Its venue, the Panthéon, is the hallowed place of final rest for great French heroes. Those interred here range from Voltaire and Rousseau to Louis Braille and Marie Curie. Others whose bodies were lost but who are commemorated include résistant Jean Moulin and author Antoine de Saint-Exupéry.

The “creature” designed by Neto to inhabit this vast space was fabricated out of his trademark nylon tulle. Stretchy and semi-transparent (the same material is used to make women’s hosiery), the artist has pioneered its use in creating ingenious structures. Their complex hanging forms are always weighted with natural materials; these can be stones, sand, spices or rice. At the Panthéon, he added dirt and pellets of polysterene.

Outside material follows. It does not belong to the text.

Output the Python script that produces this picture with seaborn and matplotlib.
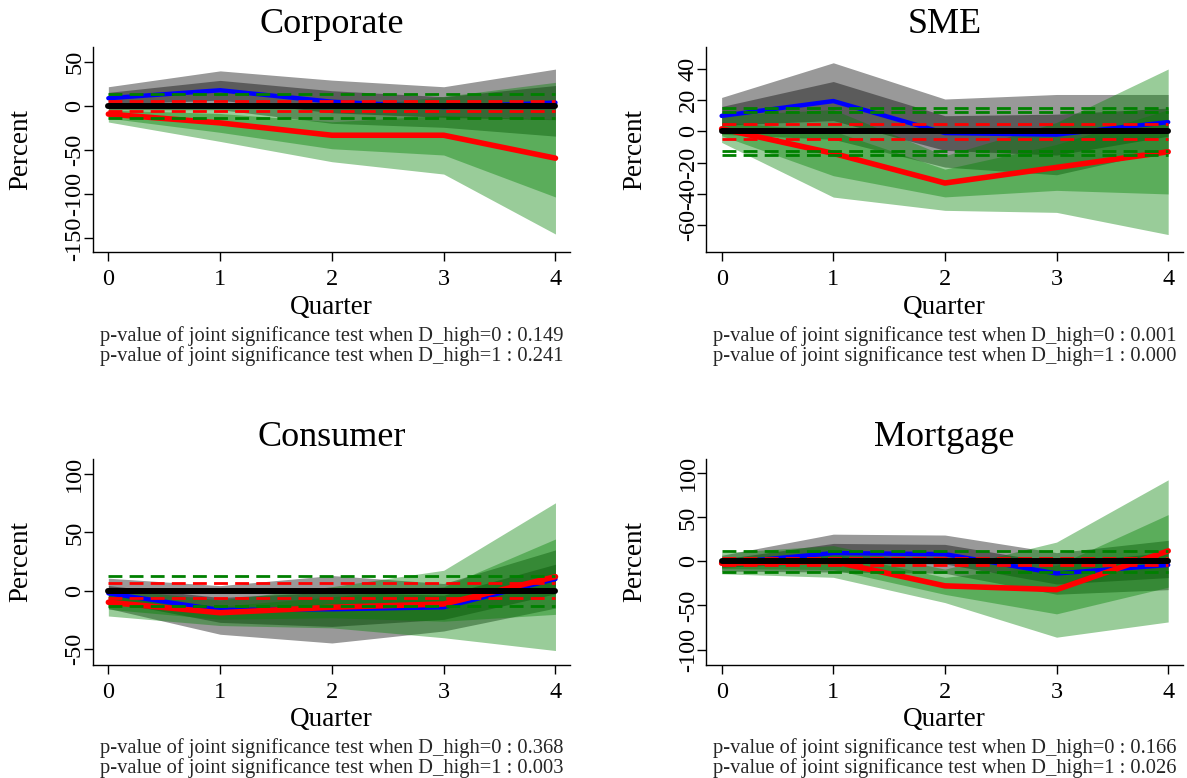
import numpy as np
import seaborn as sns
import matplotlib.pyplot as plt

sns.set_theme(style="ticks")
plt.rcParams["font.family"] = ["Liberation Serif", "DejaVu Serif"]
plt.rcParams["axes.unicode_minus"] = False

quarters = [0, 1, 2, 3, 4]
panels = ["Corporate", "SME", "Consumer", "Mortgage"]

# D_high=0 response (blue) and its 95% / 68% bands (gray)
irf_low = [
    [9, 18, 5, -1, 4],
    [10, 19.5, -1, -2, 6],
    [-2.3, -16.6, -16, -14.3, 10],
    [-2, 9.5, 8.3, -13.6, -4],
]
low_hi95 = [
    [22, 40, 29.5, 22, 42],
    [21.8, 44, 20.8, 23.7, 23.7],
    [10.7, 4.3, 13, 6.1, 35],
    [7, 31, 30, 10, 24],
]
low_lo95 = [
    [-4, -4, -19.5, -24, -34],
    [-1.8, -5, -22.8, -27.7, -11.7],
    [-15.3, -37.5, -45, -34.7, -15],
    [-11, -12, -13.4, -37.2, -32],
]
low_hi68 = [
    [15.6, 29.2, 17.5, 10.7, 23.4],
    [16, 32, 10.1, 11.1, 15],
    [4.3, -5.9, -1.2, -3.9, 22.7],
    [2.6, 20.5, 19.4, -1.6, 10.3],
]
low_lo68 = [
    [2.4, 6.8, -7.5, -12.7, -15.4],
    [4, 7, -12.1, -15.1, -3],
    [-8.9, -27.3, -30.8, -24.7, -2.7],
    [-6.6, -1.5, -2.8, -25.6, -18.3],
]

# D_high=1 response (red) and its 95% / 68% bands (green)
irf_high = [
    [-9, -19, -33, -33, -59],
    [1.7, -14, -33, -23, -13],
    [-10, -19, -14.3, -11.5, 12],
    [-2, 0, -27.7, -32, 12],
]
high_hi95 = [
    [0, 2, -3, 11, 27],
    [10.4, 14, -15.5, 5.8, 40],
    [1.8, -8, 3.4, 17.5, 75.5],
    [10, 18, -8.7, 22, 92.7],
]
high_lo95 = [
    [-18, -40, -63, -77, -145],
    [-7, -42, -50.5, -51.8, -66],
    [-21.8, -30, -32, -40.5, -51.5],
    [-14, -18, -46.7, -86, -68.7],
]
high_hi68 = [
    [-4.4, -8.3, -17.7, -10.6, -15],
    [6.1, 0.3, -24.1, -8.3, 14],
    [-4, -13.4, -5.3, 3.3, 44.4],
    [4.1, 9.2, -18, -4.5, 53.2],
]
high_lo68 = [
    [-13.6, -29.7, -48.3, -55.4, -103],
    [-2.7, -28.3, -41.9, -37.7, -40],
    [-16, -24.6, -23.3, -26.3, -20.4],
    [-8.1, -9.2, -37.4, -59.5, -29.2],
]

# horizontal dashed reference levels
green_levels = [[14, -14], [15, 12.2, -12.4, -15.1], [12.9, -12.9], [12.1, -12.1]]
red_levels = [[5.5, -5.5], [4.8, -5], [6.3, -6.3], [3.8, -3.8]]

pval_low = ["0.149", "0.001", "0.368", "0.166"]
pval_high = ["0.241", "0.000", "0.003", "0.026"]

ylims = [(-165.6, 67.4), (-77.3, 54.3), (-63.5, 112.9), (-117, 116)]
yticks = [[-150, -100, -50, 0, 50], [-60, -40, -20, 0, 20, 40],
          [-50, 0, 50, 100], [-100, -50, 0, 50, 100]]

W, H = 1187, 778
boxes = [(92.7, 46.7, 570, 252.2), (706, 46.7, 1182.7, 252.2),
         (92.7, 459.3, 570, 664.5), (706, 459.3, 1182.7, 664.5)]

fig = plt.figure(figsize=(W / 100, H / 100), dpi=100)

for i, name in enumerate(panels):
    x0, y0, x1, y1 = boxes[i]
    ax = fig.add_axes([x0 / W, 1 - y1 / H, (x1 - x0) / W, (y1 - y0) / H])
    ax.set_facecolor("white")

    ax.fill_between(quarters, low_lo95[i], low_hi95[i], color="black", alpha=0.4, lw=0)
    ax.fill_between(quarters, low_lo68[i], low_hi68[i], color="black", alpha=0.4, lw=0)
    ax.fill_between(quarters, high_lo95[i], high_hi95[i], color="#008000", alpha=0.4, lw=0)
    ax.fill_between(quarters, high_lo68[i], high_hi68[i], color="#008000", alpha=0.4, lw=0)

    sns.lineplot(x=quarters, y=irf_low[i], color="blue", lw=3.2, ax=ax,
                 solid_capstyle="round")
    sns.lineplot(x=quarters, y=irf_high[i], color="red", lw=4, ax=ax,
                 solid_capstyle="round")
    for lev in green_levels[i]:
        ax.plot([0, 4], [lev, lev], color="#008000", lw=2, ls=(0, (5, 2.6)))
    for lev in red_levels[i]:
        ax.plot([0, 4], [lev, lev], color="red", lw=2, ls=(0, (5, 2.6)))
    ax.plot([0, 4], [0, 0], color="black", lw=4.3, solid_capstyle="round")

    ax.set_xlim(-0.14, 4.13)
    ax.set_ylim(*ylims[i])
    ax.set_xticks(quarters)
    ax.set_yticks(yticks[i])
    ax.tick_params(axis="both", direction="out", length=6.8, width=1,
                   color="black", labelsize=17.5, labelcolor="black")
    ax.tick_params(axis="x", pad=5.5)
    ax.tick_params(axis="y", labelrotation=90, pad=-1.5)
    for lab in ax.get_yticklabels():
        lab.set_va("center")
    sns.despine(ax=ax)
    for s in ("left", "bottom"):
        ax.spines[s].set_color("black")
        ax.spines[s].set_linewidth(1)
    ax.grid(False)

    ax.set_title(name, fontsize=26, pad=9.7, color="black")
    ax.set_xlabel("Quarter", fontsize=19.5, color="black")
    ax.set_ylabel("Percent", fontsize=19.5, color="black")
    ax.xaxis.set_label_coords(0.5, -0.207)
    ax.yaxis.set_label_coords(-0.124, 0.5)

    ax.text(0.5, -0.431,
            f"p-value of joint significance test when D_high=0 : {pval_low[i]}",
            transform=ax.transAxes, ha="center", va="baseline", fontsize=14.8)
    ax.text(0.5, -0.528,
            f"p-value of joint significance test when D_high=1 : {pval_high[i]}",
            transform=ax.transAxes, ha="center", va="baseline", fontsize=14.8)

fig.savefig("out.png", dpi=100)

Neto was born in 1964 in Rio Janeiro, a place whose culture helps shape all of his work. He describes it using terms like “slowness” or “sensuality”, and says it greatly sharpened his sense of the clashes between nature and culture. In Rio, Neto notes, nature is lush, often melodramatic – and ubiquitous. “This is a city surrounded by mountains, one confronting the sea, lakes and the bay, one with rich rainforests…It gives one the revelation that civilisation has its limits. The city is always trying to grow, yet the river constrains it.”

Neto always seeks to immerse his viewers completely. The energy that drives all his work, he notes, is gravity. “Its form and its contours are only defined once the material is stretched inside a space. There is always tension, just as there are tensions between nature and society.”

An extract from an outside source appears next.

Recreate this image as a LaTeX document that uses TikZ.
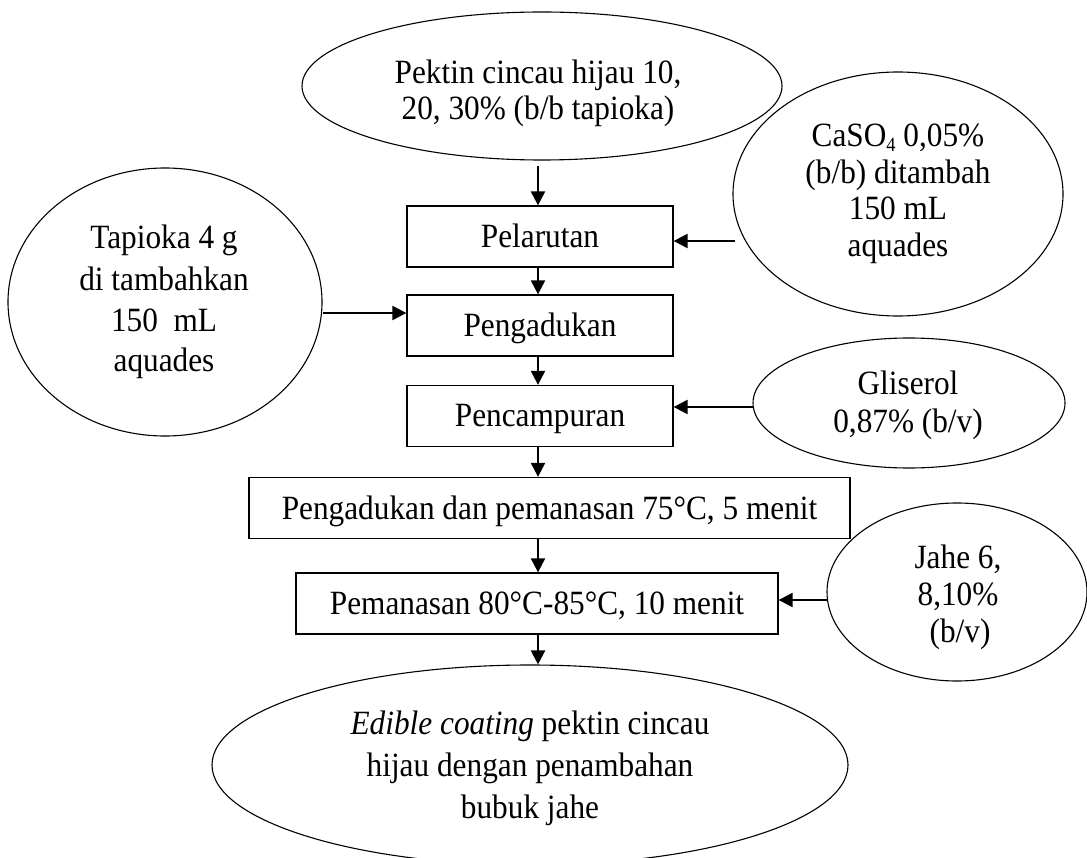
\documentclass[tikz,border=0pt]{standalone}
\usepackage{fontspec}
\setmainfont{Liberation Serif}[FakeStretch=0.92]
\usetikzlibrary{shapes.geometric,arrows.meta}
\newcommand{\lowfour}{\raisebox{-5pt}{\fontsize{20}{20}\selectfont 4}}
\begin{document}
\begin{tikzpicture}[x=1pt,y=-1pt,
  txt/.style={font=\fontsize{34}{38}\selectfont, inner sep=0pt, anchor=base},
  stepbox/.style={draw, line width=1.3pt, inner sep=0pt, minimum height=61pt,
    text height=23pt, text depth=1pt, font=\fontsize{34}{38}\selectfont},
  oval/.style={draw, ellipse, line width=1.1pt, inner sep=0pt},
  arr/.style={line width=2.2pt, -{Triangle[length=14pt,width=14pt]}}
]
\useasboundingbox (0,0) rectangle (1087,858);
\clip (0,0) rectangle (1087,858);

% process steps
\node[stepbox, minimum width=266pt] (pel)  at (540,236.5) {Pelarutan};
\node[stepbox, minimum width=266pt] (adu)  at (540,325.5) {Pengadukan};
\node[stepbox, minimum width=266pt] (camp) at (540,416)   {Pencampuran};
\node[stepbox, minimum width=601pt] (aduPanas) at (549.5,508) {Pengadukan dan pemanasan 75°C, 5 menit};
\node[stepbox, minimum width=482pt] (panas) at (537,603.5) {Pemanasan 80°C-85°C, 10 menit};

% ingredient ovals
\node[oval, minimum width=480pt, minimum height=148pt] (pektin) at (542,86) {};
\node[txt] (pektinA) at (538,84)  {Pektin cincau hijau 10,};
\node[txt] (pektinB) at (538,120) {20, 30\% (b/b tapioka)};

\node[oval, minimum width=330pt, minimum height=244pt] (cas) at (898,194) {};
\node[txt] (casA) at (898,147) {CaSO\lowfour\ 0,05\%};
\node[txt] (casB) at (898,184) {(b/b) ditambah};
\node[txt] (casC) at (898,220) {150 mL};
\node[txt] (casD) at (898,257) {aquades};

\node[oval, minimum width=314pt, minimum height=268pt] (tap) at (165,302) {};
\node[txt] (tapA) at (164,249) {Tapioka 4 g};
\node[txt] (tapB) at (164,291) {di tambahkan};
\node[txt] (tapC) at (164,332) {150\ \ mL};
\node[txt] (tapD) at (164,372) {aquades};

\node[oval, minimum width=312pt, minimum height=130pt] (gli) at (909,403) {};
\node[txt] (gliA) at (908,395) {Gliserol};
\node[txt] (gliB) at (908,432) {0,87\% (b/v)};

\node[oval, minimum width=260pt, minimum height=178pt] (jahe) at (957,592) {};
\node[txt] (jaheA) at (958,568) {Jahe 6,};
\node[txt] (jaheB) at (958,605) {8,10\%};
\node[txt] (jaheC) at (960,642) {(b/v)};

% product
\node[oval, minimum width=636pt, minimum height=200pt] (hasil) at (530,765) {};
\node[txt] (hasilA) at (530,734) {\textit{Edible coating} pektin cincau};
\node[txt] (hasilB) at (530,776) {hijau dengan penambahan};
\node[txt] (hasilC) at (530,818) {bubuk jahe};

% main flow
\draw[arr, shorten <=5pt] (pektin.south -| 538,0) -- (538,0 |- pel.north);
\draw[arr] (538,0 |- pel.south) -- (538,0 |- adu.north);
\draw[arr] (538,0 |- adu.south) -- (538,0 |- camp.north);
\draw[arr] (538,0 |- camp.south) -- (538,0 |- aduPanas.north);
\draw[arr] (538,0 |- aduPanas.south) -- (538,0 |- panas.north);
\draw[arr] (538,0 |- panas.south) -- (538,0 |- hasil.north);

% side inputs
\coordinate (casOut) at (735,241);
\coordinate (tapOut) at (323,313);
\coordinate (gliOut) at (753,407);
\coordinate (jaheOut) at (828,600);
\draw[arr] (casOut) -- (casOut -| pel.east);
\draw[arr] (tapOut) -- (tapOut -| adu.west);
\draw[arr] (gliOut) -- (gliOut -| camp.east);
\draw[arr] (jaheOut) -- (jaheOut -| panas.east);
\end{tikzpicture}
\end{document}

This artist saw the Panthéon as a perfect setting in which to visualize the basic conflicts that fascinate him. After all, its history embraces rationality, Revolution and Occupation. “In this work, you have the body and its ‘harness’: society. It can’t be seen outside the context of this historic building because the Panthéon acts as its cocoon.”

The breathtaking “Leviathan” proved more than the equal of its stately home. In gratitude, la France made Neto un chevalier de L’Ordre des Arts et des Lettres. The French had taken the artist to their hearts with many critics noting how, as a university student, gave up electrical engineering to study art – and astronomy. In 2007, Neto was given a residency at l’Atelier Calder and in 2008 he presented a site-specific work for Maison André Bloc, the extraordinary home of the late architect. Made of logs that were used like Legos, it offered a vivid evocation of the rainforest.

Almost always, works by Ernesto Neto are huge. But both earlier and later works have been been more playful. At the 2001 Venice Biennale, he filled a ninth-century warehouse with his homage to Marco Polo, weighting and colouring its pendulous pieces with spices. In 2010, for London’s Brazil Festival, Neto’s The Edges of the World drew media attention even from CNN.

The engineering feats involved in mounting “Leviathan Thot” were available for viewing in the Panthéon. But, as its curator of Neto’s equally complex work for the Hayward notes, “No matter how beguiling and immersive it seems, his work is always sculptural.” Indeed – its artistic rigour was qualified for that place in the Panthéon.